American composer, pianist and organist

William Hugh Albright (October 20, 1944 – September 17, 1998) was an American composer, pianist and organist.

== Biography ==
Albright was born in Gary, Indiana, and began learning the piano at the age of five. He attended the Juilliard Preparatory Department (1959–62), the Eastman School of Music (1962–63) and the University of Michigan (1962–70), where he studied composition with Ross Lee Finney and George Rochberg, and organ with Marilyn Mason. He interrupted his studies for the 1968–69 academic year when he received a Fulbright scholarship to study with Olivier Messiaen in Paris. Upon his graduation in 1970 he was appointed to the faculty of the University of Michigan, where he taught composition and directed the electronic music studio until his death from liver failure in Ann Arbor, Michigan, in 1998.

== Career ==
His music combined elements of tonal and non-tonal classical music (in particular the influence of Messiaen) with American popular music and non-Western music, in what has been described as "polystylistic" or "quaquaversal" music—which makes the definition of an overall style difficult. Albright's approach to some of his music has been considered to be surrealistic. He was an enthusiast for ragtime and made notable recordings of the piano rags of Scott Joplin and others. He also recorded an album of his own ragtime compositions.

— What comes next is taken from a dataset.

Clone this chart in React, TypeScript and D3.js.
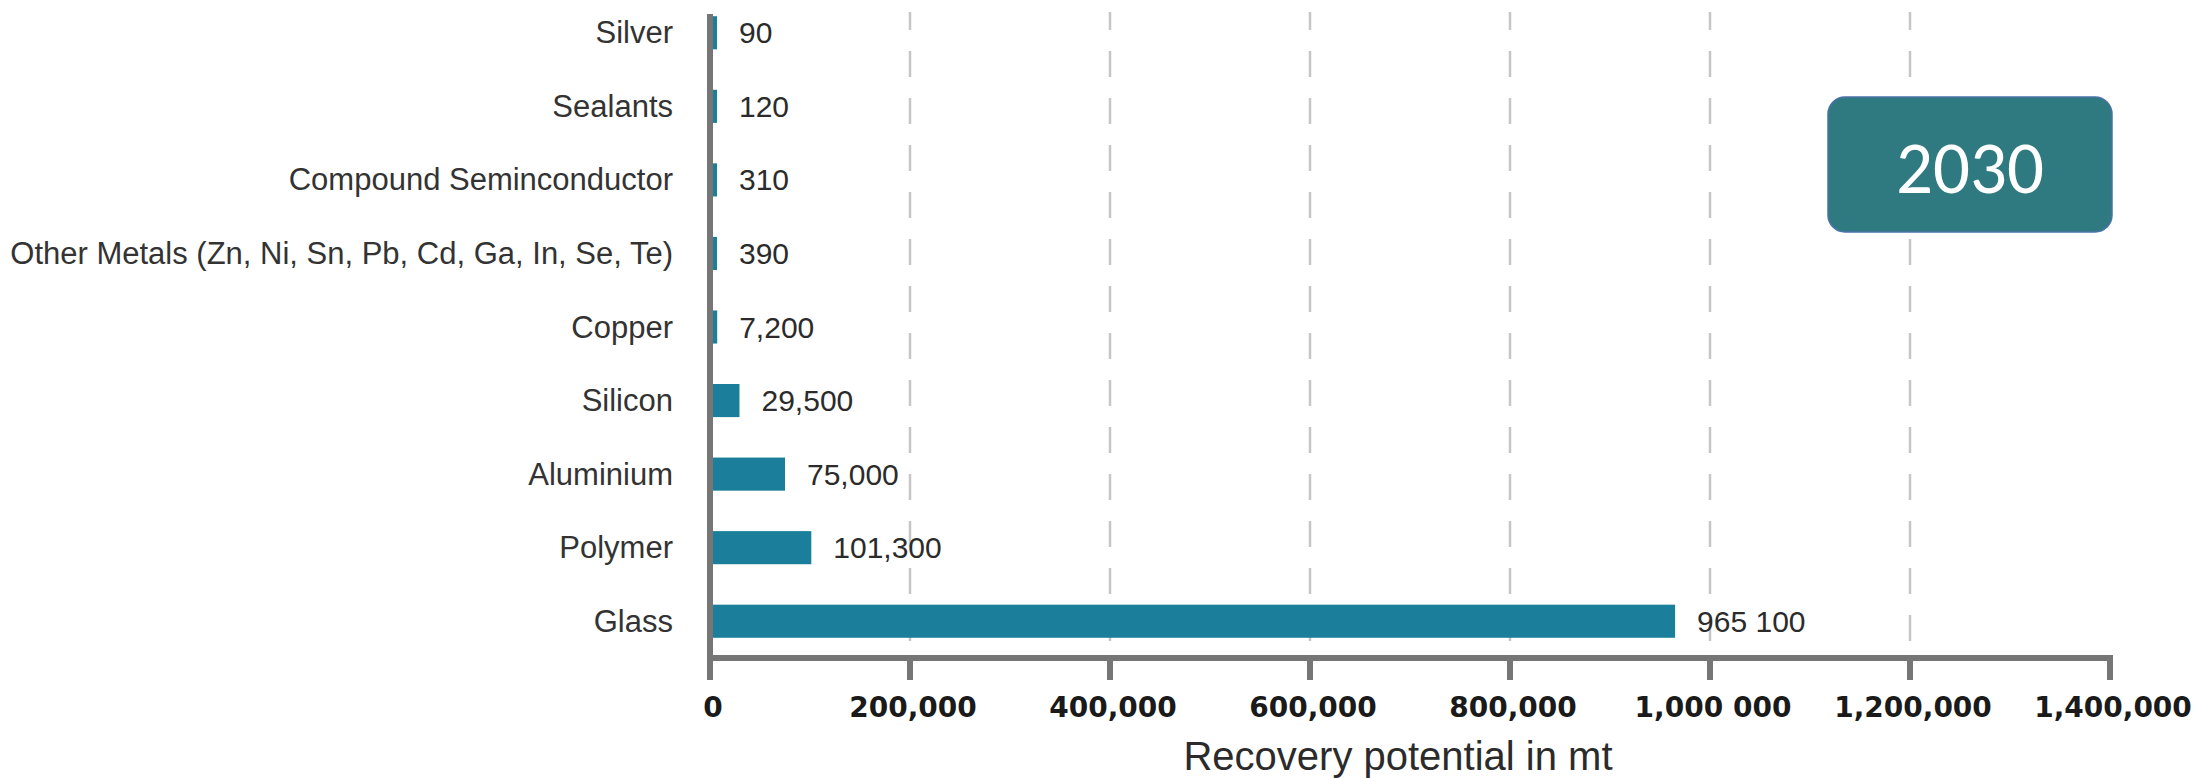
import React from "react";
import * as d3 from "d3";

const categories = [
  "Silver",
  "Sealants",
  "Compound Seminconductor",
  "Other Metals (Zn, Ni, Sn, Pb, Cd, Ga, In, Se, Te)",
  "Copper",
  "Silicon",
  "Aluminium",
  "Polymer",
  "Glass",
];
const values = [90, 120, 310, 390, 7200, 29500, 75000, 101300, 965100];
const valueLabels = ["90", "120", "310", "390", "7,200", "29,500", "75,000", "101,300", "965 100"];
const tickValues = [0, 200000, 400000, 600000, 800000, 1000000, 1200000, 1400000];
const tickLabels = ["0", "200,000", "400,000", "600,000", "800,000", "1,000 000", "1,200,000", "1,400,000"];
const gridValues = [200000, 400000, 600000, 800000, 1000000, 1200000];
const axisTitle = "Recovery potential in mt";
const yearLabel = "2030";

const W = 2193;
const H = 778;

export default function App() {
  const x = d3.scaleLinear().domain([0, 1400000]).range([710, 2110]);
  const y = d3
    .scaleBand<string>()
    .domain(categories)
    .range([-4, 658])
    .paddingInner(0.55)
    .paddingOuter(0.275);
  const axisY = 658;
  const minBarEnd = x(0) + 7;
  const barColor = "#1b7e9a";
  const labelFont = "'Liberation Sans', Arial, sans-serif";

  return (
    <svg
      width={W}
      height={H}
      style={{ position: "absolute", left: 0, top: 0, display: "block", background: "#fff" }}
    >
      {/* grid */}
      {gridValues.map((t) => (
        <line
          key={"g" + t}
          x1={x(t)}
          x2={x(t)}
          y1={12}
          y2={axisY}
          stroke="#c6c6c6"
          strokeWidth={2.5}
          strokeDasharray="26 21"
          strokeDashoffset={8}
        />
      ))}
      {/* bars */}
      {categories.map((c, i) => {
        const end = Math.max(x(values[i]), minBarEnd);
        const yc = (y(c) as number) + y.bandwidth() / 2;
        return (
          <g key={c}>
            <rect
              x={x(0)}
              y={y(c)}
              width={end - x(0)}
              height={y.bandwidth()}
              fill={barColor}
            />
            <text
              x={end + 22}
              y={yc + 10.5}
              fontFamily={labelFont}
              fontSize={30}
              fill="#2b2b2b"
            >
              {valueLabels[i]}
            </text>
            <text
              x={673}
              y={yc + 10.5}
              textAnchor="end"
              fontFamily={labelFont}
              fontSize={31}
              fill="#333"
            >
              {c}
            </text>
          </g>
        );
      })}
      {/* axes */}
      <line x1={x(0)} x2={x(0)} y1={14} y2={680} stroke="#767676" strokeWidth={6} />
      <line x1={x(0) - 3} x2={x(1400000) + 3} y1={axisY} y2={axisY} stroke="#767676" strokeWidth={6} />
      {tickValues.map((t, i) => (
        <g key={"t" + t}>
          <line x1={x(t)} x2={x(t)} y1={axisY} y2={680} stroke="#767676" strokeWidth={6} />
          <text
            x={x(t) + 3}
            y={717}
            textAnchor="middle"
            fontFamily="'DejaVu Sans', sans-serif"
            fontWeight="bold"
            fontSize={28}
            fill="#1a1a1a"
          >
            {tickLabels[i]}
          </text>
        </g>
      ))}
      <text
        x={1398}
        y={770}
        textAnchor="middle"
        fontFamily={labelFont}
        fontSize={40}
        fill="#2b2b2b"
      >
        {axisTitle}
      </text>
      {/* year box */}
      <rect x={1828} y={97} width={284} height={135} rx={17} ry={17} fill="#2e7a80" stroke="#4a72a8" strokeWidth={1.5} />
      <text
        x={1970}
        y={193}
        textAnchor="middle"
        fontFamily="Carlito, 'Open Sans', sans-serif"
        fontSize={73}
        fill="#ffffff"
      >
        {yearLabel}
      </text>
    </svg>
  );
}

In addition to his compositional and teaching activities, Albright maintained an active career and was regarded as both a virtuoso organist and pianist, performing many recitals on both instruments throughout North American and Europe. He was the featured organist for the 1976 International Contemporary Organ Music Festival at the Hartt School of Music. He had earlier been commissioned to write his organ work Stipendium Peccati for the 1973 International Contemporary Organ Music Festival. He commissioned new works for the organ from other contemporary composers to play on his international concert tours. His hymns appear in hymnals of the Unitarian and Episcopal Churches.

Albright's notable students include Derek Bermel, John Burke, Evan Chambers, Chihchun Chi-sun Lee, Gabriela Lena Frank, Alexander Frey, Evan Hause, John Howell Morrison, Carter Pann, Frank Ticheli, and Michael Sidney Timpson.

== Honors ==

- Two Fulbright fellowships
- Two Guggenheim Fellowships
- Niagara University's Symphonic Composition Award
- Two National Endowment for the Arts Grants
- Two Koussevitzky Commissions
- Composer-In-Residence at the American Academy in Rome, 1979
- Queen Marie-Jose Prize
- American Academy of Arts and Letters
- University of Michigan's Distinguished Service Award and Faculty Recognition Award.

== Selected Compositions ==

- Three Novelty Rags
- Alliance
- Stipendium Peccati
- Bacchanal
- Organbook I and II, for organ and tape
- Sonata, for alto saxophone and piano
- Chasm, for organ. Commissioned by the Ann Arbor and Detroit chapters of the American Guild of Organists for the 1986 AGO National Convention in Ann Arbor, premiered by Marilyn Mason.